Former government spokesperson Mzwanele Manyi at the state capture inquiry. File photo: Dimpho Maja/ African News Agency (ANA).

Mzwanele Manyi has defended GCIS's decision to support Gupta-owned The New Age with advertising even though it had unaudited circulation figures. 

Manyi had returned to the inquiry on Thursday and faced questions regarding his “dismissal” from the Department of Labour and his move to GCIS. 

He had served as GCIS head, replacing Themba Maseko in February 2011. He had been accused of bullying staff to support Gupta-owned The New Age newspaper - which he eventually purchased from the family. 

Evidence leader Advocate Kate Hofmeyr was continuously interrupted and accused of ambushing Manyi in her questioning. 

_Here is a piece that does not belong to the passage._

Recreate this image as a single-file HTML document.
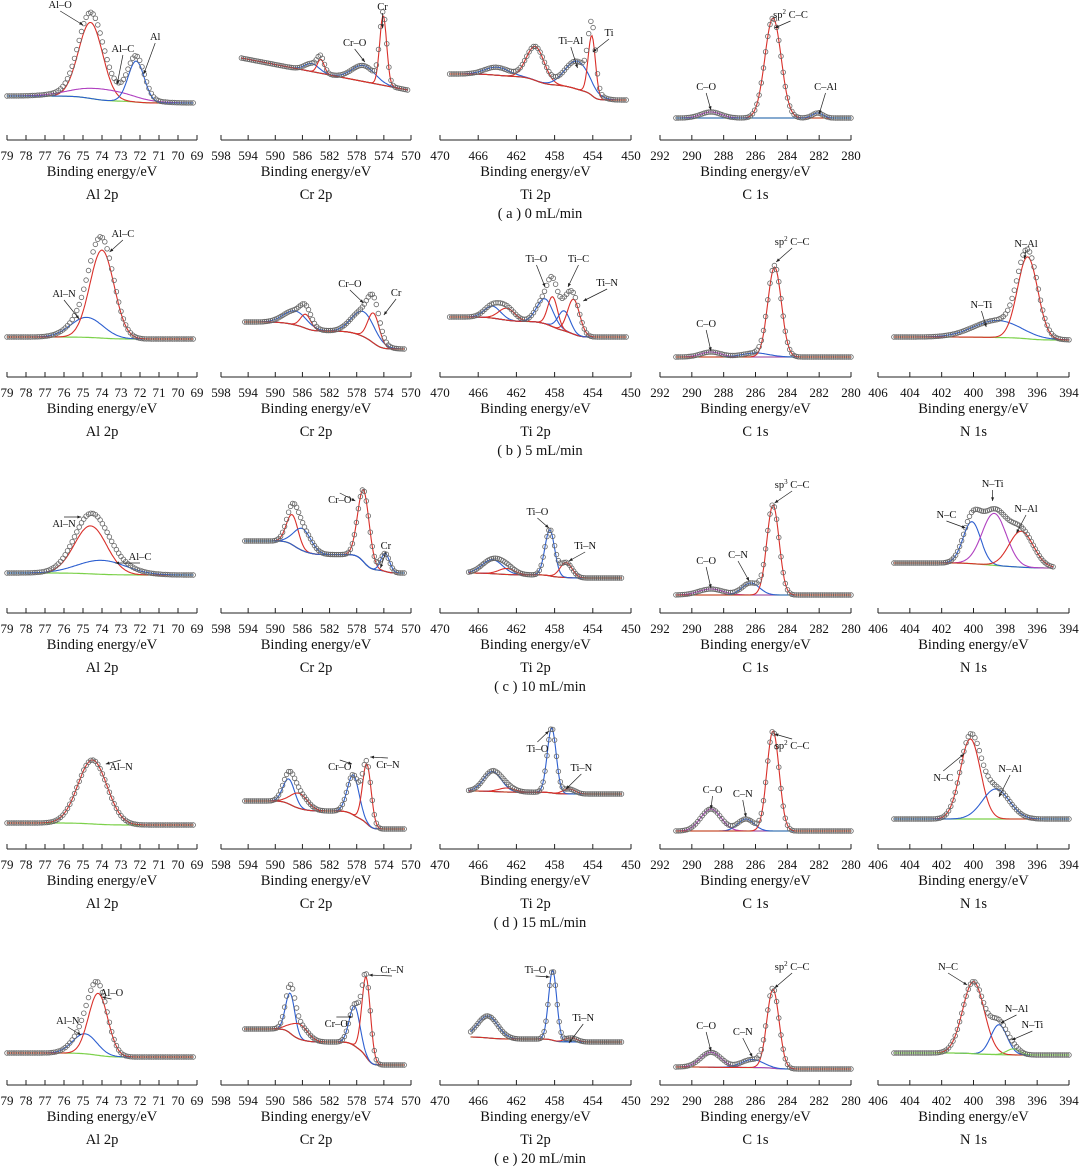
<!DOCTYPE html>
<html><head><meta charset="utf-8"><style>
html,body{margin:0;padding:0;background:#fff}
svg{display:block}
text{font-family:"Liberation Serif",serif;fill:#111}
</style></head><body>
<svg id="fig" width="1080" height="1167" viewBox="0 0 1080 1167" xmlns="http://www.w3.org/2000/svg"></svg>
<script>
// ---- column axis definitions (energy ticks) ----
const colNames = ['Al 2p','Cr 2p','Ti 2p','C 1s','N 1s'];
const colEleft = [79,598,470,292,406];
const colEright = [69,570,450,280,394];
const colStep = [1,4,4,2,2];
const rowCaptions = ['( a ) 0  mL/min','( b ) 5 mL/min','( c ) 10 mL/min','( d ) 15 mL/min','( e ) 20 mL/min'];

// ---- data per panel: peaks [center eV, height, fwhm], background [left,right,linear], data range ----
const a_Al_peaks=[[74.6,76,1.5],[74.0,11,3.5],[72.2,41,1.0]]; const a_Al_bg=[44,37,0]; const a_Al_rng=[79,69.2];
const a_Cr_peaks=[[584.6,8,2.5],[583.3,14,1.2],[577,16,4],[574.1,70,1.2]]; const a_Cr_bg=[82,50,1]; const a_Cr_rng=[595,570.5];
const a_Ti_peaks=[[464,8,3],[460,34,2.2],[455.6,28,3],[454.1,60,0.9]]; const a_Ti_bg=[66,40,0]; const a_Ti_rng=[469,450.5];
const a_C_peaks=[[288.8,6,1.5],[284.9,100,1.2],[282.1,5,0.8]]; const a_C_bg=[22,22,1]; const a_C_rng=[291,280];

const b_Al_peaks=[[74.8,20,2],[74.0,88,1.5]]; const b_Al_bg=[40,38,0]; const b_Al_rng=[79,69.2];
const b_Cr_peaks=[[587,14,4],[585.5,14,1.8],[577,25,4],[575.5,30,2]]; const b_Cr_bg=[55,28,0]; const b_Cr_rng=[594.5,571];
const b_Ti_peaks=[[464.5,12,2],[463,12,2],[459,25,2],[458.2,30,1.2],[457,20,1.5],[456,35,1.5]]; const b_Ti_bg=[60,40,0]; const b_Ti_rng=[469,450.5];
const b_C_peaks=[[288.8,5,1.5],[286,4,2],[284.8,90,1.0]]; const b_C_bg=[20,20,1]; const b_C_rng=[291,280];
const b_N_peaks=[[398.5,17,3.5],[396.6,82,1.5]]; const b_N_bg=[40,37,0]; const b_N_rng=[405,394];

const c_Al_peaks=[[74.6,48,2],[74.0,14,3]]; const c_Al_bg=[40,38,0]; const c_Al_rng=[79,69.2];
const c_Cr_peaks=[[587.5,30,2],[586,22,3],[577,72,2],[573.8,18,1.5]]; const c_Cr_bg=[72,40,0]; const c_Cr_rng=[594.5,571];
const c_Ti_peaks=[[464.5,14,2.5],[463,6,2],[458.5,46,1.2],[456.8,15,1.5]]; const c_Ti_bg=[40,35,0]; const c_Ti_rng=[467,451];
const c_C_peaks=[[288.8,6,1.8],[286.3,12,1.3],[284.9,90,0.9]]; const c_C_bg=[18,18,1]; const c_C_rng=[291,280];
const c_N_peaks=[[400.1,42,1.3],[398.7,52,1.8],[397,36,1.8]]; const c_N_bg=[50,45,0]; const c_N_rng=[405,395];

const d_Al_peaks=[[74.5,64,1.8]]; const d_Al_bg=[26,24,0]; const d_Al_rng=[79,69.2];
const d_Cr_peaks=[[588,25,2],[586.5,15,3],[578.5,40,2],[576.5,60,1.5]]; const d_Cr_bg=[48,20,0]; const d_Cr_rng=[594.5,571];
const d_Ti_peaks=[[464.5,20,2.2],[463,4,2],[458.3,65,1.1],[456.5,5,1.5]]; const d_Ti_bg=[58,55,0]; const d_Ti_rng=[467,451];
const d_C_peaks=[[288.8,22,1.5],[286.6,12,1.2],[284.9,100,0.9]]; const d_C_bg=[18,18,1]; const d_C_rng=[291,280];
const d_N_peaks=[[400.2,80,1.5],[398.6,30,2]]; const d_N_bg=[30,30,1]; const d_N_rng=[405,394];

const e_Al_peaks=[[74.9,20,1.5],[74.2,62,1.2]]; const e_Al_bg=[32,28,0]; const e_Al_rng=[79,69.2];
const e_Cr_peaks=[[587.8,40,1.6],[586.5,15,3],[578.3,40,1.8],[576.6,80,1.5]]; const e_Cr_bg=[56,20,0]; const e_Cr_rng=[594.5,571];
const e_Ti_peaks=[[465,22,2.5],[458.2,70,1.0],[456.3,4,1.5]]; const e_Ti_bg=[48,43,0]; const e_Ti_rng=[466.8,451];
const e_C_peaks=[[288.8,15,1.5],[286.2,8,1.6],[284.9,79,0.9]]; const e_C_bg=[18,16,0]; const e_C_rng=[291,280];
const e_N_peaks=[[400,72,1.6],[398.4,30,1.2],[397.5,6,1.0]]; const e_N_bg=[32,30,0]; const e_N_rng=[405,394];

// ---- annotations [text, labelE, labelH, arrowE, arrowH] ----
const a_Al_lab=[['Al–O',76.2,132,75.0,115],['Al–C',72.9,88,73.2,56],['Al',71.2,100,71.8,66]];
const a_Cr_lab=[['Cr',574.2,130,574.2,112],['Cr–O',578.3,94,576.8,78]];
const a_Ti_lab=[['Ti–Al',456.3,96,455.6,72],['Ti',452.3,104,454,88]];
const a_C_lab=[['C–O',289.1,50,288.8,30],['sp2 C–C',283.8,122,284.8,112],['C–Al',281.6,50,282,26]];
const b_Al_lab=[['Al–N',76.0,80,75.2,58],['Al–C',72.9,140,73.6,125]];
const b_Cr_lab=[['Cr–O',579,90,577,74],['Cr',572.2,81,574,62]];
const b_Ti_lab=[['Ti–O',459.9,115,459,90],['Ti–C',455.5,115,456.6,90],['Ti–N',452.5,91,455,76]];
const b_C_lab=[['C–O',289.1,50,288.8,26],['sp2 C–C',283.7,132,284.7,115]];
const b_N_lab=[['N–Ti',399.5,69,399.2,50],['N–Al',396.7,130,396.8,118]];
const c_Al_lab=[['Al–N',76,86,75.1,96],['Al–C',72,53,73.3,50]];
const c_Cr_lab=[['Cr–O',580.5,110,578.2,112],['Cr',573.7,64,574.5,45]];
const c_Ti_lab=[['Ti–O',459.8,98,458.6,85],['Ti–N',454.8,64,456.5,52]];
const c_C_lab=[['C–O',289.1,49,288.8,25],['C–N',287.1,55,286.4,32],['sp3 C–C',283.7,125,284.8,110]];
const c_N_lab=[['N–C',401.7,95,400.5,85],['N–Ti',398.8,126,398.8,112],['N–Al',396.7,101,397.3,80]];
const d_Al_lab=[['Al–N',73,79,73.8,85]];
const d_Cr_lab=[['Cr–O',580.5,79,578.7,85],['Cr–N',573.4,81,576,92]];
const d_Ti_lab=[['Ti–O',459.8,97,458.6,118],['Ti–N',455.2,78,456.8,60]];
const d_C_lab=[['C–O',288.7,56,288.8,40],['C–N',286.8,52,286.6,32],['sp2 C–C',283.7,100,284.8,115]];
const d_N_lab=[['N–C',401.9,68,400.6,95],['N–Al',397.7,77,398.4,52]];
const e_Al_lab=[['Al–N',75.8,61,75.1,50],['Al–O',73.5,89,74,88]];
const e_Cr_lab=[['Cr–O',581,58,578.6,68],['Cr–N',572.8,112,576.2,110]];
const e_Ti_lab=[['Ti–O',460,112,458.5,108],['Ti–N',455,64,456.5,42]];
const e_C_lab=[['C–O',289.1,56,288.8,34],['C–N',286.8,50,286.2,28],['sp2 C–C',283.7,115,284.8,97]];
const e_N_lab=[['N–C',401.6,115,400.4,100],['N–Al',397.3,73,398.3,62],['N–Ti',396.3,57,397.6,45]];

const DATA = {
a:[[a_Al_peaks,a_Al_bg,a_Al_rng,a_Al_lab],[a_Cr_peaks,a_Cr_bg,a_Cr_rng,a_Cr_lab],[a_Ti_peaks,a_Ti_bg,a_Ti_rng,a_Ti_lab],[a_C_peaks,a_C_bg,a_C_rng,a_C_lab]],
b:[[b_Al_peaks,b_Al_bg,b_Al_rng,b_Al_lab],[b_Cr_peaks,b_Cr_bg,b_Cr_rng,b_Cr_lab],[b_Ti_peaks,b_Ti_bg,b_Ti_rng,b_Ti_lab],[b_C_peaks,b_C_bg,b_C_rng,b_C_lab],[b_N_peaks,b_N_bg,b_N_rng,b_N_lab]],
c:[[c_Al_peaks,c_Al_bg,c_Al_rng,c_Al_lab],[c_Cr_peaks,c_Cr_bg,c_Cr_rng,c_Cr_lab],[c_Ti_peaks,c_Ti_bg,c_Ti_rng,c_Ti_lab],[c_C_peaks,c_C_bg,c_C_rng,c_C_lab],[c_N_peaks,c_N_bg,c_N_rng,c_N_lab]],
d:[[d_Al_peaks,d_Al_bg,d_Al_rng,d_Al_lab],[d_Cr_peaks,d_Cr_bg,d_Cr_rng,d_Cr_lab],[d_Ti_peaks,d_Ti_bg,d_Ti_rng,d_Ti_lab],[d_C_peaks,d_C_bg,d_C_rng,d_C_lab],[d_N_peaks,d_N_bg,d_N_rng,d_N_lab]],
e:[[e_Al_peaks,e_Al_bg,e_Al_rng,e_Al_lab],[e_Cr_peaks,e_Cr_bg,e_Cr_rng,e_Cr_lab],[e_Ti_peaks,e_Ti_bg,e_Ti_rng,e_Ti_lab],[e_C_peaks,e_C_bg,e_C_rng,e_C_lab],[e_N_peaks,e_N_bg,e_N_rng,e_N_lab]]
};

// ---- layout/style (not data) ----
const colPx = [[7,197],[221,411],[440,631],[660,851],[878,1069]];
const rowAxisY = [140,377,613,849,1085];
const CMAP = {r:'#d9302a',b:'#2d5fd0',p:'#b040c0',g:'#7cd14a'};
const peakColorCodes = {
a:['rpb','brbr','brbr','prb'],
b:['br','brbr','brbrbr','pbr','br'],
c:['rb','rbrb','brbr','pbr','bpr'],
d:['r','brbr','brbr','pbr','rb'],
e:['br','brbr','bbr','pbr','rbg']
};
const NS='http://www.w3.org/2000/svg';
const svg=document.getElementById('fig');
function mk(tag,attrs,parent){const e=document.createElementNS(NS,tag);for(const k in attrs)e.setAttribute(k,attrs[k]);(parent||svg).appendChild(e);return e;}
function gauss(E,p){const d=(E-p[0])/p[2];return p[1]*Math.exp(-2.7726*d*d);}

const rowKeys=['a','b','c','d','e'];
rowKeys.forEach((rk,ri)=>{
  const ay=rowAxisY[ri];
  const rowG=mk('g',{});
  
  
  DATA[rk].forEach((pd,ci)=>{
    const [peaks,bg,rng,labs]=pd;
    const El=colEleft[ci],Er=colEright[ci],x0=colPx[ci][0],x1=colPx[ci][1];
    const xs=E=>x0+(El-E)/(El-Er)*(x1-x0);
    const ys=h=>ay-h;
    const g=mk('g',{},rowG);
    
    
    const ax=mk('line',{x1:x0,y1:ay,x2:x1,y2:ay,stroke:'#222','stroke-width':1},g);
    
    
    for(let E=El;E>=Er-1e-6;E-=colStep[ci]){
      const x=xs(E);
      const t=mk('line',{x1:x,y1:ay,x2:x,y2:ay-5,stroke:'#222','stroke-width':1},g);
      
      
      const tl=mk('text',{x:x,y:ay+20,'font-size':13,'text-anchor':'middle'},g);
      tl.textContent=Math.round(E);
      
      
    }
    const xt=mk('text',{x:(x0+x1)/2,y:ay+36,'font-size':14.5,'text-anchor':'middle'},g);
    xt.textContent='Binding energy/eV';
    
    
    const pn=mk('text',{x:(x0+x1)/2,y:ay+59,'font-size':14.5,'text-anchor':'middle'},g);
    pn.textContent=colNames[ci];
    
    
    const N=160,Es=[];
    for(let i=0;i<=N;i++)Es.push(rng[0]+(rng[1]-rng[0])*i/N);
    const tot=Es.map(E=>peaks.reduce((s,p)=>s+gauss(E,p),0));
    let bgv;
    if(bg[2]){bgv=Es.map((E,i)=>bg[0]+(bg[1]-bg[0])*i/N);}
    else{
      const cum=[];let s=0;
      for(let i=N;i>=0;i--){s+=tot[i];cum[i]=s;}
      bgv=Es.map((E,i)=>bg[1]+(bg[0]-bg[1])*cum[i]/s);
    }
    const path=vals=>vals.map((v,i)=>(i?'L':'M')+xs(Es[i]).toFixed(1)+' '+ys(v).toFixed(1)).join('');
    const bgp=mk('path',{d:path(bgv),fill:'none',stroke:'#7cd14a','stroke-width':1.2},g);
    
    
    const codes=peakColorCodes[rk][ci];
    peaks.forEach((p,k)=>{
      const pp=mk('path',{d:path(Es.map((E,i)=>bgv[i]+gauss(E,p))),fill:'none',stroke:CMAP[codes[k]]||'#d9302a','stroke-width':1.1},g);
      
      
    });
    for(let i=0;i<=N;i+=2){
      const c=mk('circle',{cx:xs(Es[i]).toFixed(1),cy:ys(bgv[i]+tot[i]).toFixed(1),r:2.3,fill:'none',stroke:'#666','stroke-width':0.8},g);
      
      
    }
    labs.forEach(l=>{
      const lx=xs(l[1]),ly=ys(l[2]),tx=xs(l[3]),ty=ys(l[4]);
      const t=mk('text',{x:lx,y:ly,'font-size':10.5,'text-anchor':'middle'},g);
      if(l[0].startsWith('sp')){
        t.appendChild(document.createTextNode('sp'));
        const s=mk('tspan',{'font-size':7,dy:-4},t);s.textContent=l[0][2];
        const r=mk('tspan',{dy:4},t);r.textContent=' '+l[0].slice(4);
      } else t.textContent=l[0];
      
      
      const sy=ly+(ty>ly?3:-10);
      const a=mk('line',{x1:lx,y1:sy,x2:tx,y2:ty,stroke:'#222','stroke-width':0.7},g);
      
      
      const ang=Math.atan2(ty-sy,tx-lx);
      const h1=[tx-4*Math.cos(ang-0.4),ty-4*Math.sin(ang-0.4)],h2=[tx-4*Math.cos(ang+0.4),ty-4*Math.sin(ang+0.4)];
      const ah=mk('path',{d:`M${tx} ${ty}L${h1[0]} ${h1[1]}L${h2[0]} ${h2[1]}Z`,fill:'#222'},g);
      
      
    });
  });
  const cap=mk('text',{x:540,y:ay+78,'font-size':14.5,'text-anchor':'middle'},rowG);
  cap.textContent=rowCaptions[ri];
  
  
});
</script>
</body></html>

"Miss Hofmeyr wants to push her own narrative of a dismissal,” Manyi said.  
Hofmeyr was probing Manyi’s alleged dismissal from the Department of Labour in 2010. 

Hofmeyr asked Manyi whether he had seen a letter penned and signed by him which was written to the minister of public administration in which he talks about his dismissal letter received in October 2010.
Manyi said he had never seen the letter and he disputed that he was ever fired from Labour. He became frustrated as Hofmeyr referred to a “dismissal” he accused her of not understanding how government works.
Manyi insists that he was never fired by then Labour minister Membathisi Mdladlana as he did not have the powers to dismiss him.
“A minister does not have the power to dismiss a DG. The only time the word dismissal or termination takes effect is when you have the consent of the president or a delegated authority.”
“I have no evidence of having being dismissed and the reason I said so is that I was getting paid. It can never be factually correct to say a minister dismissed you,” Manyi said.  
Manyi also faced questions regarding GCIS support of Gupta-owned The New Age newspaper. He had been accused of bullying and forcing staff to tailor advertising regulations which would fit to support advertising for TNA.
When asked whether it was justifiable for GCIS to spend advertising on the newspaper that was not part of ABC, an organisation which tracks media circulations, he said it was not mandatory for people to join the organisation.
He said he would encourage people to support media houses that were not part of ABC as it was run by collusion of media houses.

"You are taking a newspaper (TNA) and comparing them to a media that has long existed,” said Manyi when questioned on why GCIS would spend thousands of rands in advertising for TNA when the newspaper had a readership response from 40 people.